Setecentos mil é um número que aparece na história recente do nosso país duas vezes. Esse número se refere a quantidade de pessoas que fizeram parte de duas situações antagônicas. Uma vez relacionado ao número de mortes e outra relacionado ao número de vidas salvas.

O primeiro número diz respeito ao número de vidas ceifadas durante a pandemia da Covid-19. Superamos a marca das 700 mil mortes provocadas pela doença. Uma parte dessas mortes é considerada como resultado da fatalidade. A contração da covid por uma pessoa que apresentava alguma comorbidade, geralmente não sobrevivia.

No entanto, de acordo com especialistas, uma boa parte dessas mortes poderiam ter sido evitadas, caso a ação das autoridades no momento mais grave da pandemia fosse diferente. O discurso antivacina e o consequente atraso da aquisição da mesma, a negação da necessidade do isolamento social e do uso de máscaras por quem deveria dar o exemplo, foram importantes aliados do elevado número de óbitos aqui registrados.

Em todo o mundo, são quase 7 milhões de mortes desde o início da pandemia.
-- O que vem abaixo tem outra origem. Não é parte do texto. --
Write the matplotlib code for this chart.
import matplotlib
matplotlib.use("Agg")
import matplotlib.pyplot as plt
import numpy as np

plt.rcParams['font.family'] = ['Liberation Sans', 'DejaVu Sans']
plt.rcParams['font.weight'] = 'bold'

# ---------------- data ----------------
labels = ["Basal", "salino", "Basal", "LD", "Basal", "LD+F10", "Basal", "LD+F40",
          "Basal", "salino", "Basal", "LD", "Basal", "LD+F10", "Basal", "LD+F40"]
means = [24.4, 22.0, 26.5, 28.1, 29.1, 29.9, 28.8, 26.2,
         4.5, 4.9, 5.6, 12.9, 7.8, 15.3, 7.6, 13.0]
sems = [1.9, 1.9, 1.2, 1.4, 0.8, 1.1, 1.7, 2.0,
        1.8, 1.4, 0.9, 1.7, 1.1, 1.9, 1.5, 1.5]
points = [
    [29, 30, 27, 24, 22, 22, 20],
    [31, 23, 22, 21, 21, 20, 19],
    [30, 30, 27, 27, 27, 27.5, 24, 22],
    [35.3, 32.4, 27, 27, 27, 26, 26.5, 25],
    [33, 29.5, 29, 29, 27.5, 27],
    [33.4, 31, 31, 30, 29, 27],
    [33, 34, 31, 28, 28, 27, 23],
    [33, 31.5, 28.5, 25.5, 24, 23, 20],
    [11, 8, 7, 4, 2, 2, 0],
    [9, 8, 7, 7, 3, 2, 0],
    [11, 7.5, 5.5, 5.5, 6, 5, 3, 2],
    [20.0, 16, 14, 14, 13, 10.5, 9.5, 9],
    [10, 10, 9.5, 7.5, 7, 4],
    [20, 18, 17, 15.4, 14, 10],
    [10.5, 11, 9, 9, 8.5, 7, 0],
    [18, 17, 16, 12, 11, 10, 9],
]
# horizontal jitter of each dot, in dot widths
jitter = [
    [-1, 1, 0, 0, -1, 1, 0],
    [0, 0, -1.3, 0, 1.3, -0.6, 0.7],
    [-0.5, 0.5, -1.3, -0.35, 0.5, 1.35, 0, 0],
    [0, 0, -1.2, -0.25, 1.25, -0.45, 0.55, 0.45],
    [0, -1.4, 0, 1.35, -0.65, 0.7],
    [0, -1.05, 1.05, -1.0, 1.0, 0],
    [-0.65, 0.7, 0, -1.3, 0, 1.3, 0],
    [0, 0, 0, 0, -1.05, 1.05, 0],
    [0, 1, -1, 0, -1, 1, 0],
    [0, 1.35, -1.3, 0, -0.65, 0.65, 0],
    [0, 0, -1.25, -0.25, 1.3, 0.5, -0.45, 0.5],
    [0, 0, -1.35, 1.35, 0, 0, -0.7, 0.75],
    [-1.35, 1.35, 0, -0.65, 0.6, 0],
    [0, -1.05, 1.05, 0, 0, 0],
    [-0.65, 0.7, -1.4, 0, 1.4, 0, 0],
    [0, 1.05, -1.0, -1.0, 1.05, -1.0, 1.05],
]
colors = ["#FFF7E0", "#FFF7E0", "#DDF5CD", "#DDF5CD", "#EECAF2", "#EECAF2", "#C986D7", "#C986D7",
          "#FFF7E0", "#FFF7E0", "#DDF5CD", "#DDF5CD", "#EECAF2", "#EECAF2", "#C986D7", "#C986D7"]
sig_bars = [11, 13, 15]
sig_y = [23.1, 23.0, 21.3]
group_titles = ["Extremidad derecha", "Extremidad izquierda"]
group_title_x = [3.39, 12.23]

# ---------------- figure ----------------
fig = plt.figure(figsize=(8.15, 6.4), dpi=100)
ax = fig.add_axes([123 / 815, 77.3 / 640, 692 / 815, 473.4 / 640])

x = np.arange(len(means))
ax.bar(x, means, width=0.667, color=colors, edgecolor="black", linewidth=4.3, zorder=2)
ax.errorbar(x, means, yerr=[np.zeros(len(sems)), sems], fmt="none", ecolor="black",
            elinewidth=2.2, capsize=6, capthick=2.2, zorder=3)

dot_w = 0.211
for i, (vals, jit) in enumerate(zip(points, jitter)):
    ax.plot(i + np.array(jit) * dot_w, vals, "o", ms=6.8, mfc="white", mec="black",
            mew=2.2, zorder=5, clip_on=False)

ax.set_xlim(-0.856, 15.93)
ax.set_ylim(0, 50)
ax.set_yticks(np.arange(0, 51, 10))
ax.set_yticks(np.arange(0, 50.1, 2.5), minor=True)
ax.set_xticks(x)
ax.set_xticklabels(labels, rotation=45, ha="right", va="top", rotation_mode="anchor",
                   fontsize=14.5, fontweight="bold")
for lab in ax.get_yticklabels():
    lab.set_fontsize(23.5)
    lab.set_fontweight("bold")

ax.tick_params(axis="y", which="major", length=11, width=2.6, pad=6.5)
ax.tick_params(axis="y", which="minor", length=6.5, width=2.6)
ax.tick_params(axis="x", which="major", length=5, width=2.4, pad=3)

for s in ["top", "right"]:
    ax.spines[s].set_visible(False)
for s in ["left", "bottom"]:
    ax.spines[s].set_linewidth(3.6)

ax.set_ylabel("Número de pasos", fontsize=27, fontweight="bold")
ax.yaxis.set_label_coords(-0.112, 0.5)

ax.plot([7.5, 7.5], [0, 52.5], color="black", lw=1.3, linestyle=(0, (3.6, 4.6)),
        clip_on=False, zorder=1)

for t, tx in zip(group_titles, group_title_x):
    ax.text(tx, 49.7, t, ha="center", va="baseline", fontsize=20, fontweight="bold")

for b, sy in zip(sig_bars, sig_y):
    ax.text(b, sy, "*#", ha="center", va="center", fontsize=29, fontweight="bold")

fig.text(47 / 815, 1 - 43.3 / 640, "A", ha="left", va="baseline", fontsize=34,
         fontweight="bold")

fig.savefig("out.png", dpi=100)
Desse total, cerca de 10% das notificações vieram do Brasil. É como se a cada dez óbitos notificados no mundo, um acontecesse no Brasil.

Por outro lado, as setecentas mil vidas que foram poupadas, decorrem do impacto positivo de uma política pública costumeiramente criticada por determinados segmentos sociais. 

De acordo com um estudo realizado por pesquisadores da Fiocruz (Fundação Oswaldo Cruz) e publicado no mês passado pela revista The Lancet Public Health, o Programa Bolsa Família (PBF), que é um dos principais programas de transferência de renda do mundo, ao longo dos 20 anos de existência, impactou muito na saúde da população brasileira. 

É importante ressaltar que a Fiocruz é uma instituição pública centenária, que muito tem contribuído para a implementação de políticas públicas de saúde que impactam positivamente a vida de milhões de brasileiros.  

Ainda de acordo com o estudo, além das 700 mil mortes evitadas, o PBF também evitou mais de 8 milhões de internações hospitalares, particularmente entre crianças com menos de 5 anos e de pessoas com mais de 70 anos.

O Bolsa Família contempla hoje 54,3 milhões de pessoas. Ele é um programa que acaba impulsionando a vida de muitas pessoas que deixam de depender dele. Só em 2024, 1,3 milhão de famílias deixaram o programa por terem superado a renda per capita de meio salário mínimo.

Essas duas marcas tão antagônicas demonstram que o Estado que às vezes pode promover o mal-estar social, é o mesmo que também pode proporcionar o bem-estar social para muitos.